Après la fin de la XXVe dynastie ( 656) et le retrait d’Égypte des Koushites, nous connaissons peu de chose sur les souverains napatéens, hormis leurs sépultures et quelques stèles. Aspelta ( 593 env.-env. 568) édifia au Gebel Barkal un temple et plusieurs stèles, en hiéroglyphique égyptien. L’une d’elles, connue sous le nom de stèle de l’élection, nous donne des indications sur la royauté koushite et son mode de succession. Celle-ci, qui favorisait l’aîné de la famille aux dépens du successeur direct, semble avoir fait l’objet d’un contrôle des notables ; l’accord du dieu Amon-Rê de Napata était demandé grâce à un oracle, ce qui souligne l’influence des prêtres ; il faut également tenir compte du rôle dominant des reines mères (les Candaces) dans la royauté méroïtique. La réalité cessa de plus en plus de correspondre au vernis égyptien, quelque peu superficiel sans doute, qu’avait imposé la XXVe dynastie ; les particularités koushites, qui avaient dû subsister à l’état latent, s’amplifièrent après la cassure avec l’Égypte pharaonique.

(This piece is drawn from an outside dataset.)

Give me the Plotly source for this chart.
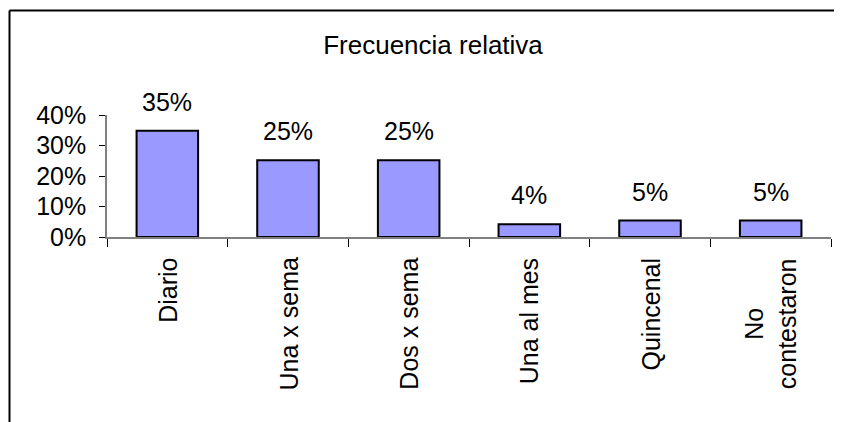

Elles iront s’accentuant après l’expédition du pharaon Psammétique II en 591. À la tête d’une armée d’Égyptiens et de mercenaires grecs et cariens, les généraux Amasis et Potasimto envahissent le royaume de Koush et se livrent au sac de la capitale. Les Koushites souhaitèrent alors mettre une distance plus grande entre eux et leurs puissants voisins du nord ; c’est une des raisons majeures du transfert de la capitale koushite de Napata à Méroé, beaucoup plus loin vers le sud. Le site de Napata, où étaient répétées les cérémonies du sacre des souverains méroïtiques, ne fut pas pour autant délaissé. Des temples y furent encore construits jusqu’à une époque tardive, tel le temple du roi Natakamani (au début du Ier siècle de notre ère) mis au jour en 1973 par une équipe de l’université de Rome, que jouxtaient les ruines d’un palais, retrouvé complet.